Swami Prajnanpad : Parce que vous êtes tombé à terre, relevez-vous en prenant appui sur la terre même sur laquelle vous êtes tombé / tout mouvement se produit en repoussant en arrière / le fait de rejeter s'effectuera de lui-même parce que vous avancez / Vous allez grandir hors de cela, automatiquement, c'est votre plénitude. Les choses sont rejetées en arrière. Abandonner quoi que ce soit est faux. Les choses seront abandonnées, elles glisseront entre vos doigts. L'homme devient le Seigneur de lui-même.
Ramana Maharshi : Ne faites aucun effort dans l'action ou dans le renoncement. L'effort est une servitude. Ce qui doit arriver, arrivera.

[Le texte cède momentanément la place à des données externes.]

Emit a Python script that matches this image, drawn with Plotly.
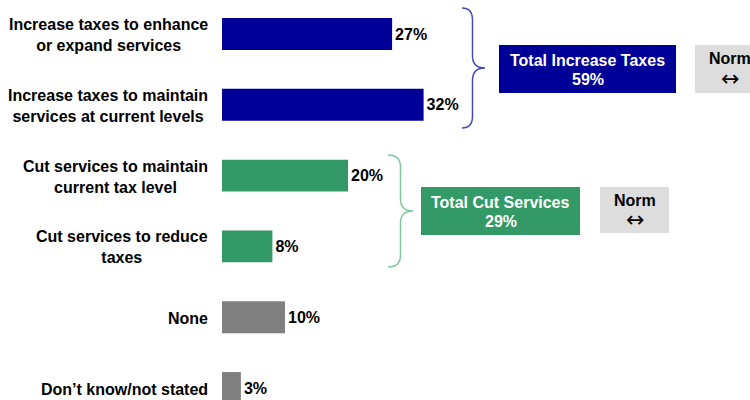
import plotly.graph_objects as go

# ---- data ----
categories = [
    "Increase taxes to enhance<br>or expand services",
    "Increase taxes to maintain<br>services at current levels",
    "Cut services to maintain<br>current tax level",
    "Cut services to reduce<br>taxes",
    "None",
    "Don\u2019t know/not stated",
]
values = [27, 32, 20, 8, 10, 3]
bar_colors = ["#000099", "#000099", "#339966", "#339966", "#808080", "#808080"]
group_labels = ["Total Increase Taxes", "Total Cut Services"]
group_totals = [59, 29]
group_colors = ["#000099", "#339966"]
brace_colors = ["#4848b4", "#80c8a0"]
norm_label = "Norm"
norm_arrow = "\u2194"

OFF = 0
W, H = 750, 400
FONT = "Liberation Sans, Arial, sans-serif"


def px(x):
    return (x - OFF) / W


def py(y):
    return 1 - (y - OFF) / H


fig = go.Figure()
fig.add_trace(go.Bar(
    y=categories, x=values, orientation="h",
    marker=dict(color=bar_colors, line=dict(width=0)),
    width=0.45,
    text=[f"{v}%" for v in values], textposition="outside",
    textfont=dict(family=FONT, size=16, color="black", weight="bold"),
    constraintext="none", cliponaxis=False, hoverinfo="skip",
))

annotations = []
for c in categories:
    annotations.append(dict(
        xref="paper", yref="y", x=px(210), y=c, xanchor="right", yanchor="middle",
        yshift=-1,
        text=c, align="center", showarrow=False,
        font=dict(family=FONT, size=16, color="black", weight="bold"),
    ))


def brace(x0, xv, xt, y0, ym, y1, r=12):
    pts = [
        f"M {px(x0)},{py(y0)}",
        f"Q {px(xv)},{py(y0)} {px(xv)},{py(y0 + r)}",
        f"L {px(xv)},{py(ym - r)}",
        f"Q {px(xv)},{py(ym)} {px(xt)},{py(ym)}",
        f"Q {px(xv)},{py(ym)} {px(xv)},{py(ym + r)}",
        f"L {px(xv)},{py(y1 - r)}",
        f"Q {px(xv)},{py(y1)} {px(x0)},{py(y1)}",
    ]
    return " ".join(pts)


shapes = [
    dict(type="path", xref="paper", yref="paper",
         path=brace(462, 472.5, 485, 8, 68, 128),
         line=dict(color=brace_colors[0], width=1.5)),
    dict(type="path", xref="paper", yref="paper",
         path=brace(388, 400.5, 413, 155, 211, 267),
         line=dict(color=brace_colors[1], width=1.5)),
]

# group total boxes (screen pixel geometry)
boxes = [
    dict(x0=499, x1=676, y0=45, y1=93, l1=60.5, l2=80, nx0=695, nx1=763, ny1=93),
    dict(x0=421, x1=580, y0=187, y1=235, l1=202, l2=221, nx0=600, nx1=669, ny1=233),
]
for b, lab, tot, col in zip(boxes, group_labels, group_totals, group_colors):
    shapes.append(dict(type="rect", xref="paper", yref="paper",
                       x0=px(b["x0"]), x1=px(b["x1"]), y0=py(b["y1"]), y1=py(b["y0"]),
                       fillcolor=col, line=dict(width=0), layer="above"))
    cx = px((b["x0"] + b["x1"]) / 2)
    for txt, ly in ((lab, b["l1"]), (f"{tot}%", b["l2"])):
        annotations.append(dict(
            xref="paper", yref="paper", x=cx, y=py(ly),
            xanchor="center", yanchor="middle", showarrow=False,
            text=txt, font=dict(family=FONT, size=16, color="white", weight="bold"),
        ))
    shapes.append(dict(type="rect", xref="paper", yref="paper",
                       x0=px(b["nx0"]), x1=px(b["nx1"]), y0=py(b["ny1"]), y1=py(b["y0"]),
                       fillcolor="#dddddd", line=dict(width=0), layer="above"))
    ncx = px((b["nx0"] + b["nx1"]) / 2 + 0.5)
    annotations.append(dict(
        xref="paper", yref="paper", x=ncx, y=py(b["l1"] - 1.5),
        xanchor="center", yanchor="middle", showarrow=False,
        text=norm_label, font=dict(family=FONT, size=16, color="black", weight="bold"),
    ))
    annotations.append(dict(
        xref="paper", yref="paper", x=ncx, y=py(b["l2"] - 1.5),
        xanchor="center", yanchor="middle", showarrow=False,
        text=norm_arrow, font=dict(family="DejaVu Sans", size=22, color="black"),
    ))

fig.update_layout(
    width=W, height=H,
    margin=dict(l=0, r=0, t=0, b=0),
    paper_bgcolor="white", plot_bgcolor="white",
    showlegend=False,
    xaxis=dict(domain=[px(222), 1], range=[0, (W - (222 - OFF)) / 6.3], visible=False, fixedrange=True),
    yaxis=dict(type="category", categoryorder="array", categoryarray=categories,
               range=[(H - (34 - OFF)) / 70.8, -(34 - OFF) / 70.8], visible=False, fixedrange=True),
    shapes=shapes,
    annotations=annotations,
)

fig.write_html(
    "out.html",
    config={"displayModeBar": False},
    post_script="document.body.style.margin='0';document.body.style.overflow='hidden';",
)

Toutes les actions s'accompliront d'elles-memes.
Ce qui reste de moi dit : C'est effrayant ce que dit toute cette sagesse. Après la bourrasque qui a tout arraché et dévasté, depuis, à chaque démarche que je tente pour reconstruire un cabanon de fortune quelque part, c'est l'échec qui me cerne. J'ai, en effet, tout à fait le sentiment que tout me glisse entre les doigts. Et je ne me sens pas prête pour cela. Et je sais que cela ne sert à rien de n'être pas prête, cela n'empêchera jamais les choses de glisser entre les doigts si c'est là leur pente. Par exemple : on peut ne pas être d'accord pour mourir maintenant, tout de suite. N'empêche. On meurt.
Swami Prajnanpad : vous agissez poussé par l'action et la réaction. La vie fonctionne toujours par action et réaction. Les hauts et les bas sont différentes formes en mouvement. Le mouvement va de l'avant en passant par des hauts et des bas. Vous ne pouvez pas fixer votre attention seulement sur les hauts, parce que les hauts et les bas sont les deux modes de progression.
La dame, dans le bas du bas dit : oui, j'avais eu le projet d'aller voir le grand Canyon, cet été. Cela n'est plus gênant que ce projet doive aussi être annulé : je l'ai en direct, à l'intérieur de moi, pour un bon petit moment on dirait... avant que cela remonte?